I'm working on a macro-based pickling library
upickle, and one thing I do is that I do this whole implicit-resolution-to-find-picklers thing, e.g.
write[Int](...) -> write[Int](...)(intWriter)
write[Seq[Int]](...) -> write[Int](...)(SeqWriter(intWriter))
write[MyCaseClass](...) -> write[Int](...)(Writer.macroWriter) -> write[Int](...)(...expanded code...)
Well, one thing I realized recently that in my benchmarks, the *act of instantiating the implicit* is sufficient to make a real impact on the performance of the pickling! For example, my benchmark basically tests:
sealed trait A
case class B(i: Int) extends A
case class C(s1: String, s2: String) extends A
sealed trait LL
case object End extends LL
case class Node(c: Int, next: LL) extends LL
case class ADT0()
case class ADTc(i: Int = 2, s: String, t: (Double, Double) = (1, 2))
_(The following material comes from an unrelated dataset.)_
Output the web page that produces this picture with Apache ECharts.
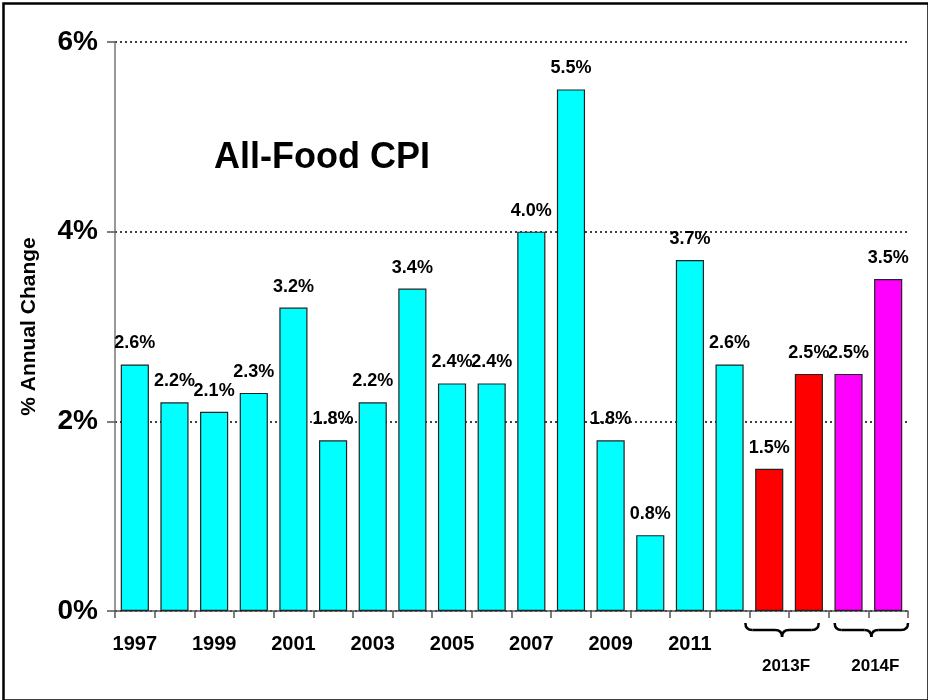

type Data = ADT[Seq[(Int, Int)], String, A, LL, ADTc, ADT0]
read[Data](...: String)
write[Data](...: Data)
When I pre-instantiate the readers and writers outside my while-loop, my perf numbers (higher is better) are
[info] jvm/read Success(306933)
[info] jvm/write Success(330214)
[info] js/read Success(34296)
[info] js/write Success(25559)
On the other hand, if I leave the instantiation to the implicit resolution, and thus inside the while loop, the numbers are
[info] jvm/read Success(260349)
[info] jvm/write Success(313252)
[info] js/read Success(23268)
[info] js/write Success(18099)
This is consistent over many runs, and all that stuff. It turns out that in Scala.js around 1/3 of my time is simply spent instantiating my (non-trivial) materializers! Even on the JVM, there is a noticeable 5-10% perf hit from doing this every time.
Now, every single one of these implicits and the macro-materializers are "pure"; they serve no other purpose other than to make the whole typeclass-pattern-thing work, and the exact same structure is going to be instantiated every single time this line of code is executed.
This leads up to my point: is there a way to mark an implicit as "cached", such that (similar to a lazy val) it gets stored somewhere after being calculated the first time (with a mutex or whatever), and there after it always returns the same instance of the thing rather than re-instantiating it each time?
I imagine that for people using generic typeclasses (for non-generic ones you can just make the implicit a val), a large fraction of their implicits materialize "pure" objects with no internal state and which can be safely shared across any and all invocations of the callsite. That would save a significant amount of garbage being generated make a bunch of things run faster, similar to lifting non-closure-lambdas into static-lambdas.
Thoughts?